-- Begin Given entries --
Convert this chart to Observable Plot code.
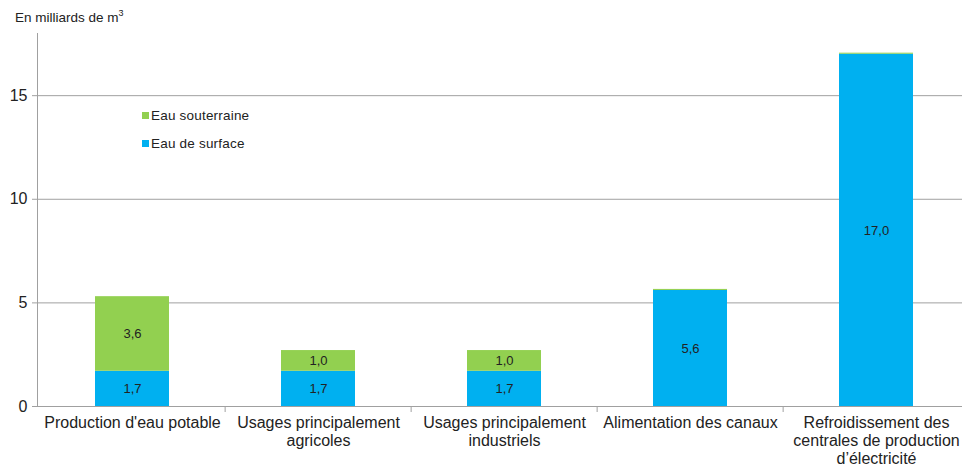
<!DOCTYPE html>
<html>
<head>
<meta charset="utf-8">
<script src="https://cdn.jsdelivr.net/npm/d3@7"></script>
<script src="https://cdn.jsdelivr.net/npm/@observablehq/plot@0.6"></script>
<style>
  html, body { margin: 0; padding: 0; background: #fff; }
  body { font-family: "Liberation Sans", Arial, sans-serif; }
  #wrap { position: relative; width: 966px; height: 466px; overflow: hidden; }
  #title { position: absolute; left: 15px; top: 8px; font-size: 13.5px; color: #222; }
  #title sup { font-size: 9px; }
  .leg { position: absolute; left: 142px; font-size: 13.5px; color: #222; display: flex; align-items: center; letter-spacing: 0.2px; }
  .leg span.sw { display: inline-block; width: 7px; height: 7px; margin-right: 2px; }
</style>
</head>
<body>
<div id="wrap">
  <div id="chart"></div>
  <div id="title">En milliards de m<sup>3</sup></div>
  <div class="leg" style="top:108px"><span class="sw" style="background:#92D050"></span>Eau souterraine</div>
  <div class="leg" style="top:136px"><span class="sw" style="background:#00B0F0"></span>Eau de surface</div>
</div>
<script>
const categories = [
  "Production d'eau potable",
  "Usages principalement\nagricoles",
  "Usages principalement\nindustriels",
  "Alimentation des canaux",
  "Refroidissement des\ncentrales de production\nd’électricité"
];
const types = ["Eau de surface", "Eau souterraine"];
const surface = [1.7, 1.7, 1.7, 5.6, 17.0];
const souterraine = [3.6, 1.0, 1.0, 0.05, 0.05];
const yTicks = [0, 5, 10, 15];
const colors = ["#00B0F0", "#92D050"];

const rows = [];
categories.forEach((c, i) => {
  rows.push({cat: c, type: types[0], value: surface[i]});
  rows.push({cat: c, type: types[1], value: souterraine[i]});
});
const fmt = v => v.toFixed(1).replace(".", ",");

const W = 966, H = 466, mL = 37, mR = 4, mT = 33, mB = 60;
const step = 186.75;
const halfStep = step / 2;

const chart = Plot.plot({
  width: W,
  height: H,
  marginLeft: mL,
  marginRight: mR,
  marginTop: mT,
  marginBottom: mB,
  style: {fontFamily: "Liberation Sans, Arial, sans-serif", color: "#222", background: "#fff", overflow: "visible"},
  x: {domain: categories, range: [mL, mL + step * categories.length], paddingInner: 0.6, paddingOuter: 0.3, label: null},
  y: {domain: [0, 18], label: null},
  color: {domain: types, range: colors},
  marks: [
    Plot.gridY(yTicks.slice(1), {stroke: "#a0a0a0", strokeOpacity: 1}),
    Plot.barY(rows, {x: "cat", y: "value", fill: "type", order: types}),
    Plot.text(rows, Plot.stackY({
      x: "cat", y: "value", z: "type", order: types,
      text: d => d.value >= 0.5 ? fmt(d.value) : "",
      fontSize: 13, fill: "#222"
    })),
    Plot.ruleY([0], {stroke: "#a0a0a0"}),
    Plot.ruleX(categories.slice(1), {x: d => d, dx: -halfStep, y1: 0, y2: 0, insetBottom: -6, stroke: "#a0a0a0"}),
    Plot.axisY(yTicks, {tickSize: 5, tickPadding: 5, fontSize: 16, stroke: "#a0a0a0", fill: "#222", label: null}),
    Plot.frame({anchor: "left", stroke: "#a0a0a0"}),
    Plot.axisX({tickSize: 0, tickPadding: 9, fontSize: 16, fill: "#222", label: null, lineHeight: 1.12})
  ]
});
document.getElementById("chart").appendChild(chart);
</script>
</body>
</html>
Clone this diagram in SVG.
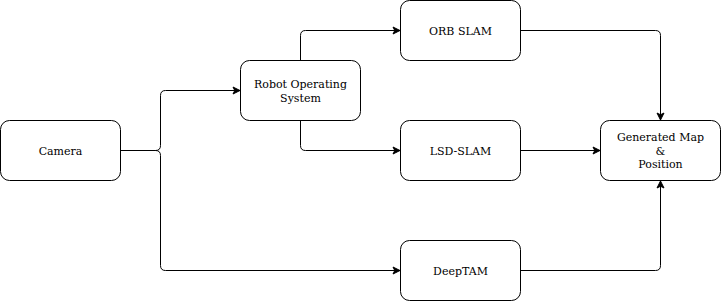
-- End Given entries --
Copy out all of the data word for word. Do not carry over any picture.

Convert this chart to Observable Plot code.
<!DOCTYPE html>
<html>
<head>
<meta charset="utf-8">
<script src="https://cdn.jsdelivr.net/npm/d3@7"></script>
<script src="https://cdn.jsdelivr.net/npm/@observablehq/plot@0.6"></script>
<style>
  html, body { margin: 0; padding: 0; background: #fff; }
  body { font-family: "Liberation Sans", Arial, sans-serif; }
  #wrap { position: relative; width: 966px; height: 466px; overflow: hidden; }
  #title { position: absolute; left: 15px; top: 8px; font-size: 13.5px; color: #222; }
  #title sup { font-size: 9px; }
  .leg { position: absolute; left: 142px; font-size: 13.5px; color: #222; display: flex; align-items: center; letter-spacing: 0.2px; }
  .leg span.sw { display: inline-block; width: 7px; height: 7px; margin-right: 2px; }
</style>
</head>
<body>
<div id="wrap">
  <div id="chart"></div>
  <div id="title">En milliards de m<sup>3</sup></div>
  <div class="leg" style="top:108px"><span class="sw" style="background:#92D050"></span>Eau souterraine</div>
  <div class="leg" style="top:136px"><span class="sw" style="background:#00B0F0"></span>Eau de surface</div>
</div>
<script>
const categories = [
  "Production d'eau potable",
  "Usages principalement\nagricoles",
  "Usages principalement\nindustriels",
  "Alimentation des canaux",
  "Refroidissement des\ncentrales de production\nd’électricité"
];
const types = ["Eau de surface", "Eau souterraine"];
const surface = [1.7, 1.7, 1.7, 5.6, 17.0];
const souterraine = [3.6, 1.0, 1.0, 0.05, 0.05];
const yTicks = [0, 5, 10, 15];
const colors = ["#00B0F0", "#92D050"];

const rows = [];
categories.forEach((c, i) => {
  rows.push({cat: c, type: types[0], value: surface[i]});
  rows.push({cat: c, type: types[1], value: souterraine[i]});
});
const fmt = v => v.toFixed(1).replace(".", ",");

const W = 966, H = 466, mL = 37, mR = 4, mT = 33, mB = 60;
const step = 186.75;
const halfStep = step / 2;

const chart = Plot.plot({
  width: W,
  height: H,
  marginLeft: mL,
  marginRight: mR,
  marginTop: mT,
  marginBottom: mB,
  style: {fontFamily: "Liberation Sans, Arial, sans-serif", color: "#222", background: "#fff", overflow: "visible"},
  x: {domain: categories, range: [mL, mL + step * categories.length], paddingInner: 0.6, paddingOuter: 0.3, label: null},
  y: {domain: [0, 18], label: null},
  color: {domain: types, range: colors},
  marks: [
    Plot.gridY(yTicks.slice(1), {stroke: "#a0a0a0", strokeOpacity: 1}),
    Plot.barY(rows, {x: "cat", y: "value", fill: "type", order: types}),
    Plot.text(rows, Plot.stackY({
      x: "cat", y: "value", z: "type", order: types,
      text: d => d.value >= 0.5 ? fmt(d.value) : "",
      fontSize: 13, fill: "#222"
    })),
    Plot.ruleY([0], {stroke: "#a0a0a0"}),
    Plot.ruleX(categories.slice(1), {x: d => d, dx: -halfStep, y1: 0, y2: 0, insetBottom: -6, stroke: "#a0a0a0"}),
    Plot.axisY(yTicks, {tickSize: 5, tickPadding: 5, fontSize: 16, stroke: "#a0a0a0", fill: "#222", label: null}),
    Plot.frame({anchor: "left", stroke: "#a0a0a0"}),
    Plot.axisX({tickSize: 0, tickPadding: 9, fontSize: 16, fill: "#222", label: null, lineHeight: 1.12})
  ]
});
document.getElementById("chart").appendChild(chart);
</script>
</body>
</html>
Clone this diagram in SVG.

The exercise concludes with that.